Desde una perspectiva económica, las redes sociales capitalizan cada minuto de tiempo disponible de sus abonados. Facebook, con 2.700 millones de utilizadores en el mundo -cifra que representa un tercio de la humanidad-, facturó 17.740 millones de dólares en el primer trimestre de 2020 (+18% con respecto al mismo período de 2019) y terminará el año con un ingreso cercano a 70.000 millones a nivel global. Ese volumen traduce, en parte, la sobredosis de consumo provocada por la cuarentena en todo el mundo que, en ese sentido, operó como un jackpot inesperado.

Por simple efecto multiplicador, todo aumento de audiencia origina mayores ingresos porque, en forma mecánica, produce un incremento de las tarifas publicitarias. En 2019, el mercado de publicidad digital solo en Estados Unidos ascendió a 129.340 millones de dólares (casi el doble de la televisión). En un estudio para el think tank Future Majority, Robert J. Shapiro -exsubsecretario de Comercio para Asuntos Económicos de Bill Clinton- calculó que en 2022 cada norteamericano le asegurará un beneficio de 308 dólares a las redes sociales. Es precisamente en este punto donde comienza a tener sentido el proverbio anónimo que conocen los especialistas de marketing: “If it’s free, you’re the product” (Si un servicio es gratuito es porque el producto eres tú).

Más concretamente, el producto es el cerebro.

Desde hace dos décadas, los grandes demiurgos de internet y del e-comercio denigran el concepto de privacidad y pugnan por imponer su business model como norma social. Pero, en esas saturnales del capitalismo no todo es cuestión de profit. La clave del sistema es su capacidad de influencia en el comportamiento político de la sociedad.

La dimensión más grave y más rentable del bombardeo permanente que sufren las neuronas proviene del uso -generalmente clandestino- que realizan los gigantes de internet en complicidad con las empresas de data mining (literalmente “minería de datos”) para extraer las informaciones y metadatos que contiene cada operación de navegación por internet y, en particular, por las redes sociales: fotos, tweets, videos, mails o simples likes. Cada uno de esos gestos, bien analizados, traduce expectativas, sensibilidades, ideologías y comportamientos de compra que pueden ser hábilmente explotados.

Multiplicados por los 350 millones de fotos que circulan a diario solo por Facebook, y los millones de likes que se emiten cada 24 horas, esos clicks contienen una mina de información de valor inconmensurable. Es casi imposible imaginar mentalmente ese volumen sideral de bytes: cada minuto que transcurre, el mundo genera una cantidad de datos comparable a toda la información producida por los 80 mil millones de seres humanos que poblaron la Tierra desde la Creación hasta nuestra era. Los especialistas aún no consiguieron ponerse de acuerdo sobre cuál era la unidad de medida apropiada para calcular ese tesoro de información digital (yottabytes, brontobytes o geopbytes).

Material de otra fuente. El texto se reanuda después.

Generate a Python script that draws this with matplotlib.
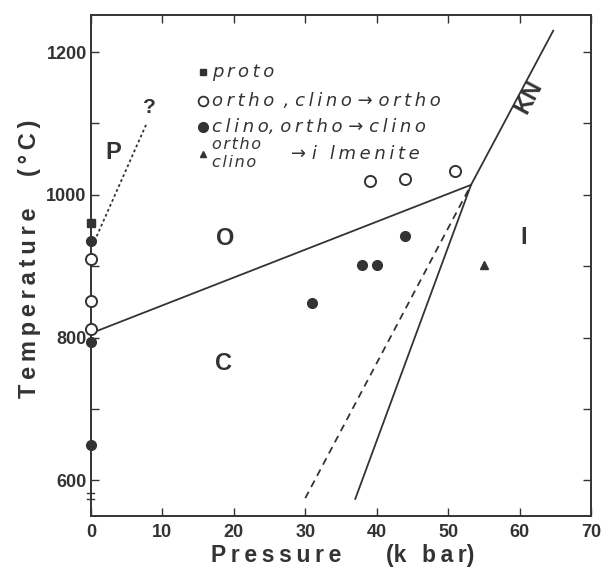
import matplotlib
matplotlib.use('agg')
import matplotlib.pyplot as plt

# phase diagram data (pressure in kbar, temperature in C)
square_P = [0]
square_T = [960]
open_P = [0, 0, 0, 39, 44, 51]
open_T = [910, 851, 812, 1020, 1022, 1033]
filled_P = [0, 0, 0, 31, 38, 40, 44]
filled_T = [935, 794, 649, 849, 902, 902, 942]
tri_P = [55]
tri_T = [902]

# phase boundaries
oc_P = [0, 53.2]
oc_T = [806, 1014]
kn_P = [37, 53.2, 64.7]
kn_T = [574, 1014, 1230]
dash_P = [30, 53.2]
dash_T = [575, 1014]
pdot_P = [0.5, 7.8]
pdot_T = [935, 1100]

x_ticks = [0, 10, 20, 30, 40, 50, 60, 70]
y_labels = [600, 800, 1000, 1200]
y_minor = [600, 700, 800, 900, 1000, 1100, 1200]

ink = '#333333'
plt.rcParams['font.family'] = ['Liberation Sans', 'DejaVu Sans']


def spaced(s, sp='\u2009'):
    # wide letter spacing like the typeset original
    return sp.join(s)


fig = plt.figure(figsize=(6.1, 5.71), dpi=100)
ax = fig.add_axes([0.149, 0.0963, 0.82, 0.8774])
ax.set_xlim(0, 70)
ax.set_ylim(550, 1252)

ax.plot(oc_P, oc_T, color=ink, lw=1.3)
ax.plot(kn_P, kn_T, color=ink, lw=1.3)
ax.plot(dash_P, dash_T, color=ink, lw=1.3, ls=(0, (4, 3)))
ax.plot(pdot_P, pdot_T, color=ink, lw=1.3, ls=(0, (1.5, 1.5)))

ax.plot(square_P, square_T, 's', color=ink, ms=5.5, clip_on=False, zorder=5)
ax.plot(open_P, open_T, 'o', mfc='white', mec=ink, mew=1.4, ms=8, clip_on=False, zorder=5)
ax.plot(filled_P, filled_T, 'o', color=ink, ms=7, clip_on=False, zorder=5)
ax.plot(tri_P, tri_T, '^', color=ink, ms=5.5, zorder=5)

# legend drawn as text
lx = 15.7
tx = lx + 1.2
ax.plot([lx], [1172], 's', color=ink, ms=5)
ax.plot([lx], [1131], 'o', mfc='white', mec=ink, mew=1.3, ms=7)
ax.plot([lx], [1095], 'o', color=ink, ms=7)
ax.plot([lx], [1057], '^', color=ink, ms=5)
leg_kw = dict(family='DejaVu Sans', style='italic', fontsize=13, color=ink, va='center')
ax.text(tx, 1172, spaced('proto'), **leg_kw)
ax.text(tx, 1131, spaced('ortho,') .replace(',', ' ,') + ' ' + spaced('clino') + ' \u2192 ' + spaced('ortho'), **leg_kw)
ax.text(tx, 1095, spaced('clino') + ', ' + spaced('ortho') + ' \u2192 ' + spaced('clino'), **leg_kw)
small_kw = dict(family='DejaVu Sans', style='italic', fontsize=11.5, color=ink, va='center')
ax.text(tx, 1070, spaced('ortho', '\u200a'), **small_kw)
ax.text(tx, 1045, spaced('clino', '\u200a'), **small_kw)
ax.text(28.0, 1057, '\u2192 ' + spaced('i lmenite'), **leg_kw)

# region labels
reg_kw = dict(fontsize=17, fontweight='bold', color=ink, ha='center', va='center')
ax.text(3.1, 1059, 'P', **reg_kw)
ax.text(18.8, 939, 'O', **reg_kw)
ax.text(18.6, 764, 'C', **reg_kw)
ax.text(60.6, 940, 'I', **reg_kw)
ax.text(61.2, 1137, 'KN', rotation=62, **reg_kw)
ax.text(8.2, 1122, '?', fontsize=15, fontweight='bold', color=ink, ha='center', va='center')

# axis break marks on the left spine
ax.plot([-0.5, 0.5], [582, 582], color=ink, lw=1, clip_on=False)
ax.plot([-0.5, 0.5], [574, 574], color=ink, lw=1, clip_on=False)

for s in ax.spines.values():
    s.set_color(ink)
    s.set_linewidth(1.4)

ax.set_xticks(x_ticks)
ax.set_yticks(y_labels)
ax.set_yticks(y_minor, minor=True)
ax.tick_params(axis='both', which='both', direction='in', top=True, right=True,
               color=ink, labelcolor=ink, labelsize=13, length=6, width=1)
ax.tick_params(axis='y', which='minor', length=6)
ax.tick_params(axis='x', pad=6)
ax.tick_params(axis='y', pad=3)
for lab in ax.get_xticklabels() + ax.get_yticklabels():
    lab.set_fontweight('bold')

fig.text(0.049, 0.469, spaced('Temperature'), rotation=90, fontsize=17,
         fontweight='bold', color=ink, ha='center', va='center')
fig.text(0.049, 0.741, spaced('(\u00b0C)'), rotation=90, fontsize=17,
         fontweight='bold', color=ink, ha='center', va='center')
fig.text(0.453, 0.028, spaced('Pressure'), fontsize=16.5, fontweight='bold', color=ink,
         ha='center', va='center')
fig.text(0.705, 0.028, '(' + spaced('k bar') + ')', fontsize=16.5, fontweight='bold', color=ink,
         ha='center', va='center')

fig.savefig('out.png', dpi=100)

Ayudados por los algoritmos -capaces de crear diferentes versiones de un mismo mensaje político adaptados a la ideología, al medio social e inclusive a la preferencia sexual de cada usuario-, los candidatos pueden virtualmente susurrar al oído de cada elector. Durante la campaña de Donald Trump en 2016, “cada día podíamos lanzar entre 50.000 y 60.000 variaciones de anuncios por Facebook”, reconoció después el director de la campaña digital, Brad Parscale.

La creciente influencia que tienen las redes sociales en la decisión de los electores explica el vertiginoso despegue de presupuestos invertidos en internet, que pasaron de 22,2 millones de dólares en 2008, el año en que Barack Obama se convirtió en el primer candidato en explotar el potencial de las redes sociales, a 1.400 millones en 2016 cuando Trump derrotó a Hillary Clinton, según un análisis de Borrell Associates. Una investigación del Congreso norteamericano probó en 2018 que, para forjar la victoria de Trump, su equipo había utilizado los datos personales de 57.000 millones de “amigos” entregados por Facebook a la consultora Cambridge Analytica para que pudiera urdir los mensajes diferenciales. El método había sido experimentado seis meses antes por la misma consultora para hacer ganar al “leave” en el referendo británico sobre el Brexit.

La técnica, en apariencia, es irreprochable porque no apela a la violencia física ni recurre a ninguna práctica intrusiva. Pero, esa arma de destrucción masiva, imperceptible a primera vista, representa de todos modos un método de manipulación más vasto y más insidioso que las operaciones de propaganda utilizadas por los totalitarismos más pérfidos del siglo XX.

El mismo riesgo resurge ahora como un espectro en vísperas de las elecciones del 3 de noviembre en Estados Unidos y se multiplicará en forma exponencial en los próximos años, a medida que evolucionen las tecnologías de las redes sociales, la plasticidad de los algoritmos y las investigaciones en psicología, neurología y semiología “para engañar y manipular los cerebros”, como profetizaba la periodista francesa Marie Bénilde en su libro ¿Acaso no matan a los cerebros? El riesgo de ese proceso, que progresa cada día a ritmo verrtiginoso, es precisamente que intoxica poco a poco el funcionamiento de las neuronas hasta transformarlas en piezas atrofiadas de una maquinaria averiada.